Research released recently on California’s child welfare system projects the potential for future increases in foster care rolls, driven by the number of Latino children taken into foster care.
In most states, Latino children have historically been underrepresented in foster care relative to their numbers in the general population. But in differentiating between foreign-born mothers and American Latino mothers, the study found that children of the latter were over-represented in California’s foster care system.
“Latino children with U.S.-born mothers were referred, substantiated, and entered foster care at roughly 1.55 times the rate of White children,” according to the study – “A Population-Based Examination of Risk Factors for Involvement with Child Protective Services” – done by social work researchers at the universities of Southern California, California-Berkeley and Kansas.
In contrast, the study found, Latino children with foreign-born mothers were involved with the CPS system about half as frequently as white children.
Researchers predict that the overall growth of the Latino population, already the largest minority group in the United States, will continue to outpace that of any other group.
“Given their high fertility (2.9 children per woman in 2006) and youthful age structure (a median age of 27 compared to 41 for non-Hispanic whites), they will account for the lion’s share of the U.S. population growth for the next several,” said Ruben Rumbaut, in a paper entitled “Paradise Shift: Immigration, Mobility and Inequality in Southern California.”
As more generations of American-born Latino women have children, the number of Latino foster youth would presumably rise without a change in current trends.
“I’m not sure ‘swell’ is the right word,” said study co-author Emily Putnam-Hornstein, when asked about the possibility of increased foster care rolls. “But there’s no reason we wouldn’t see a Latino disparity with whites grow.”
The study authors do not attempt to explain any reasons for the different rates of involvement for foreign-born mothers and U.S.-born Latino mothers.

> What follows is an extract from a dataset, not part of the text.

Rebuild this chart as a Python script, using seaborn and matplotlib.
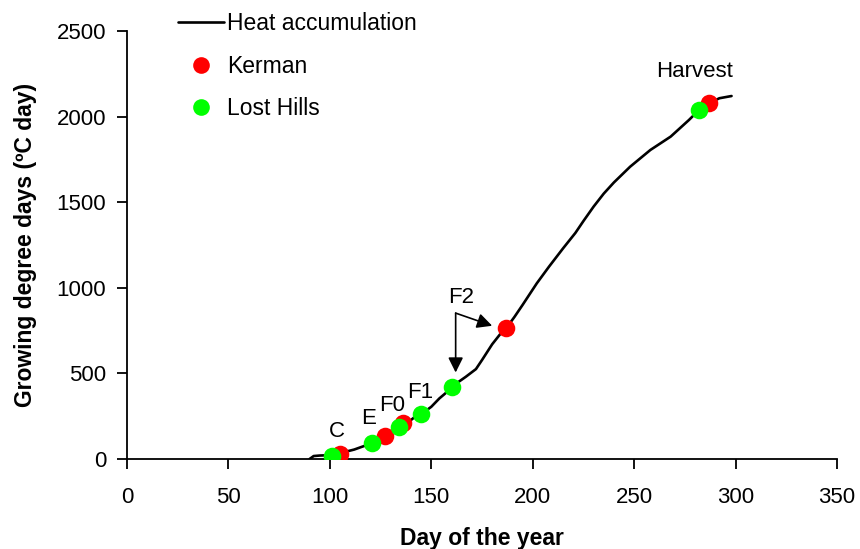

It does point out that other studies have identified a number of protective factors – such as paternal presence at birth, religiosity and social supports – associated with foreign-born mothers.
A hypothesis known as “acculturation,” the study said, would predict the “erosion of protective factors with time spent in the United States and across generations, resulting in the deterioration of health outcomes.”

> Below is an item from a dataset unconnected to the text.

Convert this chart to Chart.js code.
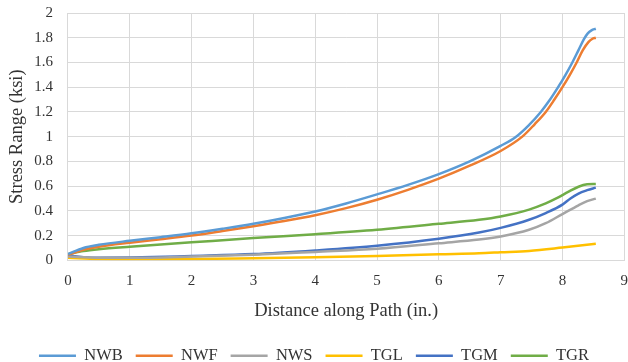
<!DOCTYPE html>
<html>
<head>
<meta charset="utf-8">
<script src="https://cdn.jsdelivr.net/npm/chart.js@4/dist/chart.umd.min.js"></script>
<style>
  html, body { margin: 0; padding: 0; background: #fff; overflow: hidden; }
  #wrap { position: relative; width: 628px; height: 362px; }
</style>
</head>
<body>
<div id="wrap"><canvas id="stressChart"></canvas></div>
<script>
// distance along path (in.) and stress range (ksi)
const xNWB = [0, 0.25, 0.5, 1, 1.5, 2, 2.5, 3, 3.5, 4, 4.5, 5, 5.5, 6, 6.5, 7, 7.25, 7.45, 7.65, 7.8, 7.93, 8.05, 8.16, 8.26, 8.35, 8.41, 8.47, 8.54];
const NWB  = [0.05, 0.10, 0.125, 0.158, 0.187, 0.218, 0.255, 0.295, 0.342, 0.395, 0.46, 0.533, 0.61, 0.697, 0.80, 0.925, 1.0, 1.09, 1.2, 1.3, 1.4, 1.5, 1.6, 1.7, 1.79, 1.835, 1.86, 1.873];

const xNWF = [0, 0.25, 0.5, 1, 1.5, 2, 2.5, 3, 3.5, 4, 4.5, 5, 5.5, 6, 6.5, 7, 7.35, 7.55, 7.73, 7.87, 8.0, 8.12, 8.23, 8.33, 8.42, 8.48, 8.54];
const NWF  = [0.045, 0.085, 0.11, 0.142, 0.17, 0.20, 0.237, 0.276, 0.318, 0.365, 0.422, 0.49, 0.57, 0.66, 0.765, 0.884, 1.0, 1.1, 1.2, 1.3, 1.4, 1.5, 1.6, 1.7, 1.765, 1.79, 1.80];

const xNWS = [0, 0.5, 1, 2, 3, 4, 5, 6, 6.65, 7, 7.46, 7.73, 8, 8.26, 8.4, 8.54];
const NWS  = [0.03, 0.02, 0.02, 0.03, 0.045, 0.068, 0.093, 0.138, 0.168, 0.193, 0.247, 0.30, 0.374, 0.445, 0.478, 0.499];

const xTGL = [0, 0.5, 1, 2, 3, 4, 5, 6, 6.65, 7, 7.46, 8, 8.54];
const TGL  = [0.02, 0.01, 0.008, 0.01, 0.017, 0.025, 0.035, 0.049, 0.057, 0.065, 0.076, 0.103, 0.133];

const xTGM = [0, 0.25, 0.5, 1, 2, 3, 4, 5, 6, 6.65, 7, 7.46, 7.73, 8, 8.13, 8.26, 8.4, 8.54];
const TGM  = [0.04, 0.025, 0.02, 0.022, 0.035, 0.05, 0.08, 0.118, 0.174, 0.224, 0.262, 0.328, 0.382, 0.45, 0.50, 0.54, 0.567, 0.588];

const xTGR = [0, 0.25, 0.5, 1, 2, 3, 4, 5, 6, 6.65, 7, 7.46, 7.73, 7.9, 8.1, 8.26, 8.4, 8.54];
const TGR  = [0.05, 0.075, 0.09, 0.11, 0.145, 0.18, 0.211, 0.247, 0.295, 0.328, 0.355, 0.41, 0.46, 0.50, 0.555, 0.595, 0.615, 0.618];

const xTicks = [0, 1, 2, 3, 4, 5, 6, 7, 8, 9];
const yTicks = [0, 0.2, 0.4, 0.6, 0.8, 1, 1.2, 1.4, 1.6, 1.8, 2];

const series = [
  { label: "NWB", xs: xNWB, ys: NWB, color: "#5B9BD5" },
  { label: "NWF", xs: xNWF, ys: NWF, color: "#ED7D31" },
  { label: "NWS", xs: xNWS, ys: NWS, color: "#A5A5A5" },
  { label: "TGL", xs: xTGL, ys: TGL, color: "#FFC000" },
  { label: "TGM", xs: xTGM, ys: TGM, color: "#4472C4" },
  { label: "TGR", xs: xTGR, ys: TGR, color: "#70AD47" }
];

const FONT = "'Liberation Serif', 'Times New Roman', serif";
const TEXT = "#333333";

new Chart(document.getElementById("stressChart"), {
  type: "scatter",
  data: {
    datasets: series.map((s) => ({
      label: s.label,
      data: s.xs.map((x, i) => ({ x: x, y: s.ys[i] })),
      showLine: true,
      borderColor: s.color,
      backgroundColor: s.color,
      borderWidth: 2.5,
      pointRadius: 0,
      cubicInterpolationMode: "monotone"
    }))
  },
  options: {
    responsive: true,
    maintainAspectRatio: false,
    animation: false,
    layout: { padding: { left: 0, top: 1, right: 0, bottom: -12 } },
    plugins: {
      tooltip: { enabled: false },
      legend: {
        position: "bottom",
        labels: {
          usePointStyle: true,
          pointStyle: "line",
          pointStyleWidth: 37,
          boxHeight: 2,
          padding: 13,
          color: TEXT,
          font: { family: FONT, size: 16.5 }
        }
      }
    },
    scales: {
      x: {
        type: "linear",
        min: 0,
        max: 9,
        afterBuildTicks: (axis) => { axis.ticks = xTicks.map((v) => ({ value: v })); },
        // invisible tick marks keep the labels away from the axis
        grid: { color: "#d9d9d9", lineWidth: 1, drawTicks: true, tickLength: 12, tickColor: "rgba(0,0,0,0)" },
        border: { color: "#d9d9d9" },
        ticks: {
          padding: 0,
          color: TEXT,
          font: { family: FONT, size: 15 },
          maxRotation: 0,
          callback: (v) => String(v)
        },
        title: {
          display: true,
          text: "Distance along Path (in.)",
          color: TEXT,
          font: { family: FONT, size: 18.5 },
          padding: { top: 10, bottom: 12 }
        }
      },
      y: {
        type: "linear",
        min: 0,
        max: 2,
        afterBuildTicks: (axis) => { axis.ticks = yTicks.map((v) => ({ value: v })); },
        grid: { color: "#d9d9d9", lineWidth: 1, drawTicks: true, tickLength: 11, tickColor: "rgba(0,0,0,0)" },
        border: { color: "#d9d9d9" },
        ticks: {
          padding: 4,
          color: TEXT,
          font: { family: FONT, size: 15 },
          callback: (v) => String(v)
        },
        title: {
          display: true,
          text: "Stress Range (ksi)",
          color: TEXT,
          font: { family: FONT, size: 18.5 },
          padding: { top: 6, bottom: 2 }
        }
      }
    }
  }
});
</script>
</body>
</html>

It is not the first research to suggest this trend. A 2007 report by the Urban Institute found the total numbers of Latino children in Texas foster care skewed heavily toward children of Latino-American parents:
- Immigrant children: 1 percent of Texas’ foster care population, 7 percent of Texas’ child population
- Children of immigrants: 8 percent of the foster care population, 20 percent of the total child population
- Latino children born to Americans: 33 percent of the foster care population, 22 percent of Texas’ child population.
“These increases suggest more Latin American immigrants and immigrants’ children will come into contact with Child Protective Services” in Texas, the Urban study concluded.

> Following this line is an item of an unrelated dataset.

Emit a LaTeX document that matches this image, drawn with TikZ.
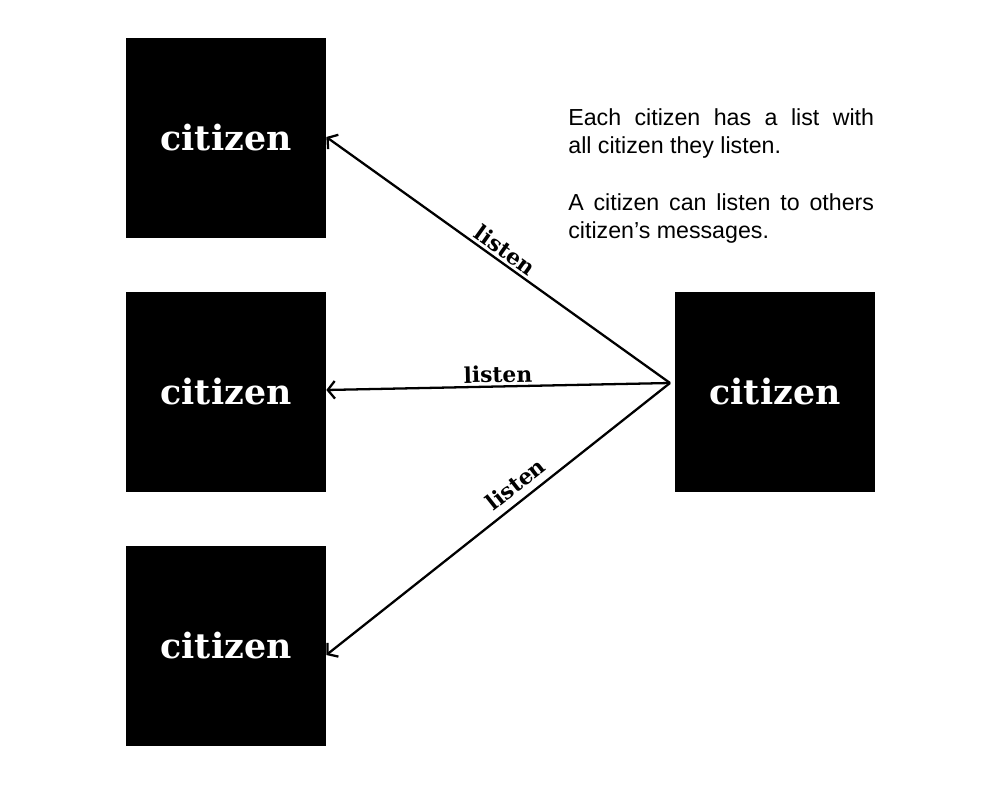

The number of children in foster care on Sept. 30, 2011 was 400,540, over 100,000 less than there were in 2006 and 160,000 less than in 1999, according to data from the Adoption, Foster Care Analysis and Reporting Systems (AFCARS).
The California study linked the birth records of children born in 2002 to child protective services data from that year forward. This produced a clear record of nearly all the children from that year who were referred for maltreatment by age five.
The study was published in the research journal “Child Abuse and Neglect.”